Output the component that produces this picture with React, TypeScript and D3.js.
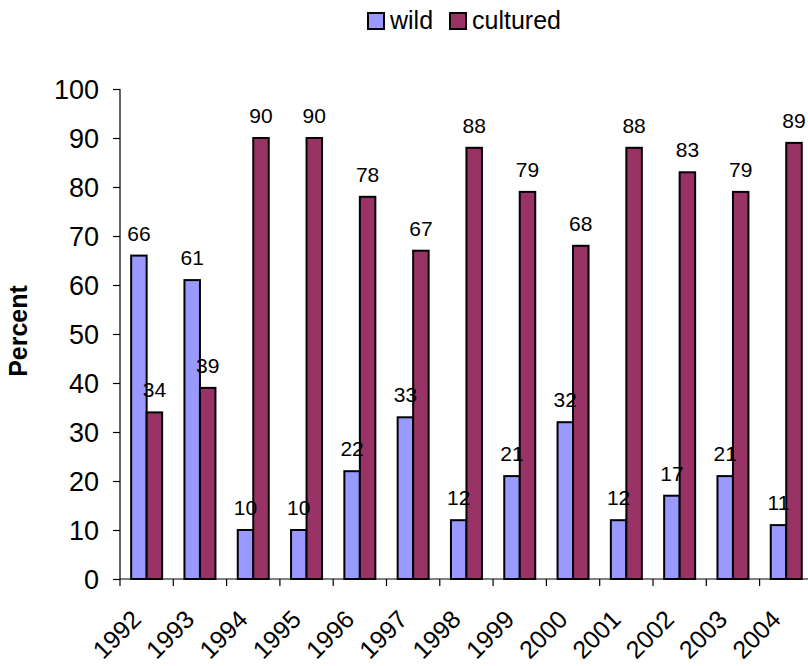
import { useEffect, useRef } from "react"
import * as d3 from "d3"

const years = ["1992", "1993", "1994", "1995", "1996", "1997", "1998", "1999", "2000", "2001", "2002", "2003", "2004"]
const wild = [66, 61, 10, 10, 22, 33, 12, 21, 32, 12, 17, 21, 11]
const cultured = [34, 39, 90, 90, 78, 67, 88, 79, 68, 88, 83, 79, 89]
const seriesNames = ["wild", "cultured"]
const seriesColors = ["#9999FF", "#993366"]
const yTicks = [0, 10, 20, 30, 40, 50, 60, 70, 80, 90, 100]

const W = 808
const H = 666
const FONT = "'Liberation Sans', Arial, sans-serif"

export default function App() {
  const svgRef = useRef<SVGSVGElement>(null)

  useEffect(() => {
    const svg = d3.select(svgRef.current!)
    svg.selectAll("*").remove()

    const left = 120
    const top = 89
    const bottom = 579
    const catW = 53.3
    const right = left + catW * years.length

    const x = d3.scaleBand<string>().domain(years).range([left, right]).paddingInner(0).paddingOuter(0)
    const inner = d3.scaleBand<string>().domain(seriesNames).range([0, x.bandwidth()]).paddingInner(0).paddingOuter(0.72)
    const y = d3.scaleLinear().domain([0, 100]).range([bottom, top])

    const g = svg.append("g")

    // y axis
    const yAxis = g.append("g").attr("transform", `translate(${left},0)`)
      .call(d3.axisLeft(y).tickValues(yTicks).tickSize(7).tickPadding(14))
    yAxis.select(".domain").attr("stroke", "#000").attr("stroke-width", 1.2)
      .attr("d", `M0,${top}V${bottom}`)
    yAxis.selectAll(".tick line").attr("stroke", "#000").attr("stroke-width", 1.2)
    yAxis.selectAll(".tick text").attr("font-family", FONT).attr("font-size", 27).attr("fill", "#000")
      .attr("dy", "0.35em")

    // x axis
    const xAxis = g.append("g").attr("transform", `translate(0,${bottom})`)
    xAxis.append("line").attr("x1", left).attr("x2", right).attr("stroke", "#000").attr("stroke-width", 1.2)
    const tickPos = d3.range(years.length + 1).map((i) => left + i * catW)
    xAxis.selectAll("line.tk").data(tickPos).enter().append("line").attr("class", "tk")
      .attr("x1", (d) => d).attr("x2", (d) => d).attr("y1", 0).attr("y2", 7)
      .attr("stroke", "#000").attr("stroke-width", 1.2)
    xAxis.selectAll("text").data(years).enter().append("text")
      .attr("transform", (d) => `translate(${x(d)! + x.bandwidth() / 2 - 4},42) rotate(-45)`)
      .attr("text-anchor", "end")
      .attr("font-family", FONT).attr("font-size", 25).attr("fill", "#000")
      .text((d) => d)

    // bars
    const rows = years.map((yr, i) => ({ yr, vals: [wild[i], cultured[i]] }))
    const grp = g.selectAll("g.cat").data(rows).enter().append("g").attr("class", "cat")
      .attr("transform", (d) => `translate(${x(d.yr)},0)`)
    grp.selectAll("rect").data((d) => d.vals.map((v, k) => ({ v, k }))).enter().append("rect")
      .attr("x", (d) => inner(seriesNames[d.k])!)
      .attr("width", inner.bandwidth())
      .attr("y", (d) => y(d.v))
      .attr("height", (d) => bottom - y(d.v))
      .attr("fill", (d) => seriesColors[d.k])
      .attr("stroke", "#000").attr("stroke-width", 2)
    grp.selectAll("text").data((d) => d.vals.map((v, k) => ({ v, k }))).enter().append("text")
      .attr("x", (d) => inner(seriesNames[d.k])! + inner.bandwidth() / 2)
      .attr("y", (d) => y(d.v) - 15)
      .attr("text-anchor", "middle")
      .attr("font-family", FONT).attr("font-size", 21).attr("fill", "#000")
      .text((d) => d.v)

    // y title
    svg.append("text")
      .attr("transform", `translate(27,331) rotate(-90)`)
      .attr("text-anchor", "middle")
      .attr("font-family", FONT).attr("font-size", 25).attr("font-weight", "bold").attr("fill", "#000")
      .text("Percent")

    // legend
    const lg = svg.append("g")
    const items = [
      { name: seriesNames[0], color: seriesColors[0], x: 368 },
      { name: seriesNames[1], color: seriesColors[1], x: 450 },
    ]
    items.forEach((it) => {
      lg.append("rect").attr("x", it.x).attr("y", 13).attr("width", 16).attr("height", 16)
        .attr("fill", it.color).attr("stroke", "#000").attr("stroke-width", 2)
      lg.append("text").attr("x", it.x + 22).attr("y", 29)
        .attr("font-family", FONT).attr("font-size", 25).attr("fill", "#000")
        .text(it.name)
    })
  }, [])

  return (
    <div style={{ position: "absolute", left: 0, top: 0 }}>
      <svg ref={svgRef} width={W} height={H} style={{ display: "block", background: "#fff" }} />
    </div>
  )
}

○ ○ ○ ○ ○ ○ ○

* _Task instructions_
Print out the lines exactly, skipping any picture.

* _Solution_
Output the component that produces this picture with React, TypeScript and D3.js.
import { useEffect, useRef } from "react"
import * as d3 from "d3"

const years = ["1992", "1993", "1994", "1995", "1996", "1997", "1998", "1999", "2000", "2001", "2002", "2003", "2004"]
const wild = [66, 61, 10, 10, 22, 33, 12, 21, 32, 12, 17, 21, 11]
const cultured = [34, 39, 90, 90, 78, 67, 88, 79, 68, 88, 83, 79, 89]
const seriesNames = ["wild", "cultured"]
const seriesColors = ["#9999FF", "#993366"]
const yTicks = [0, 10, 20, 30, 40, 50, 60, 70, 80, 90, 100]

const W = 808
const H = 666
const FONT = "'Liberation Sans', Arial, sans-serif"

export default function App() {
  const svgRef = useRef<SVGSVGElement>(null)

  useEffect(() => {
    const svg = d3.select(svgRef.current!)
    svg.selectAll("*").remove()

    const left = 120
    const top = 89
    const bottom = 579
    const catW = 53.3
    const right = left + catW * years.length

    const x = d3.scaleBand<string>().domain(years).range([left, right]).paddingInner(0).paddingOuter(0)
    const inner = d3.scaleBand<string>().domain(seriesNames).range([0, x.bandwidth()]).paddingInner(0).paddingOuter(0.72)
    const y = d3.scaleLinear().domain([0, 100]).range([bottom, top])

    const g = svg.append("g")

    // y axis
    const yAxis = g.append("g").attr("transform", `translate(${left},0)`)
      .call(d3.axisLeft(y).tickValues(yTicks).tickSize(7).tickPadding(14))
    yAxis.select(".domain").attr("stroke", "#000").attr("stroke-width", 1.2)
      .attr("d", `M0,${top}V${bottom}`)
    yAxis.selectAll(".tick line").attr("stroke", "#000").attr("stroke-width", 1.2)
    yAxis.selectAll(".tick text").attr("font-family", FONT).attr("font-size", 27).attr("fill", "#000")
      .attr("dy", "0.35em")

    // x axis
    const xAxis = g.append("g").attr("transform", `translate(0,${bottom})`)
    xAxis.append("line").attr("x1", left).attr("x2", right).attr("stroke", "#000").attr("stroke-width", 1.2)
    const tickPos = d3.range(years.length + 1).map((i) => left + i * catW)
    xAxis.selectAll("line.tk").data(tickPos).enter().append("line").attr("class", "tk")
      .attr("x1", (d) => d).attr("x2", (d) => d).attr("y1", 0).attr("y2", 7)
      .attr("stroke", "#000").attr("stroke-width", 1.2)
    xAxis.selectAll("text").data(years).enter().append("text")
      .attr("transform", (d) => `translate(${x(d)! + x.bandwidth() / 2 - 4},42) rotate(-45)`)
      .attr("text-anchor", "end")
      .attr("font-family", FONT).attr("font-size", 25).attr("fill", "#000")
      .text((d) => d)

    // bars
    const rows = years.map((yr, i) => ({ yr, vals: [wild[i], cultured[i]] }))
    const grp = g.selectAll("g.cat").data(rows).enter().append("g").attr("class", "cat")
      .attr("transform", (d) => `translate(${x(d.yr)},0)`)
    grp.selectAll("rect").data((d) => d.vals.map((v, k) => ({ v, k }))).enter().append("rect")
      .attr("x", (d) => inner(seriesNames[d.k])!)
      .attr("width", inner.bandwidth())
      .attr("y", (d) => y(d.v))
      .attr("height", (d) => bottom - y(d.v))
      .attr("fill", (d) => seriesColors[d.k])
      .attr("stroke", "#000").attr("stroke-width", 2)
    grp.selectAll("text").data((d) => d.vals.map((v, k) => ({ v, k }))).enter().append("text")
      .attr("x", (d) => inner(seriesNames[d.k])! + inner.bandwidth() / 2)
      .attr("y", (d) => y(d.v) - 15)
      .attr("text-anchor", "middle")
      .attr("font-family", FONT).attr("font-size", 21).attr("fill", "#000")
      .text((d) => d.v)

    // y title
    svg.append("text")
      .attr("transform", `translate(27,331) rotate(-90)`)
      .attr("text-anchor", "middle")
      .attr("font-family", FONT).attr("font-size", 25).attr("font-weight", "bold").attr("fill", "#000")
      .text("Percent")

    // legend
    const lg = svg.append("g")
    const items = [
      { name: seriesNames[0], color: seriesColors[0], x: 368 },
      { name: seriesNames[1], color: seriesColors[1], x: 450 },
    ]
    items.forEach((it) => {
      lg.append("rect").attr("x", it.x).attr("y", 13).attr("width", 16).attr("height", 16)
        .attr("fill", it.color).attr("stroke", "#000").attr("stroke-width", 2)
      lg.append("text").attr("x", it.x + 22).attr("y", 29)
        .attr("font-family", FONT).attr("font-size", 25).attr("fill", "#000")
        .text(it.name)
    })
  }, [])

  return (
    <div style={{ position: "absolute", left: 0, top: 0 }}>
      <svg ref={svgRef} width={W} height={H} style={{ display: "block", background: "#fff" }} />
    </div>
  )
}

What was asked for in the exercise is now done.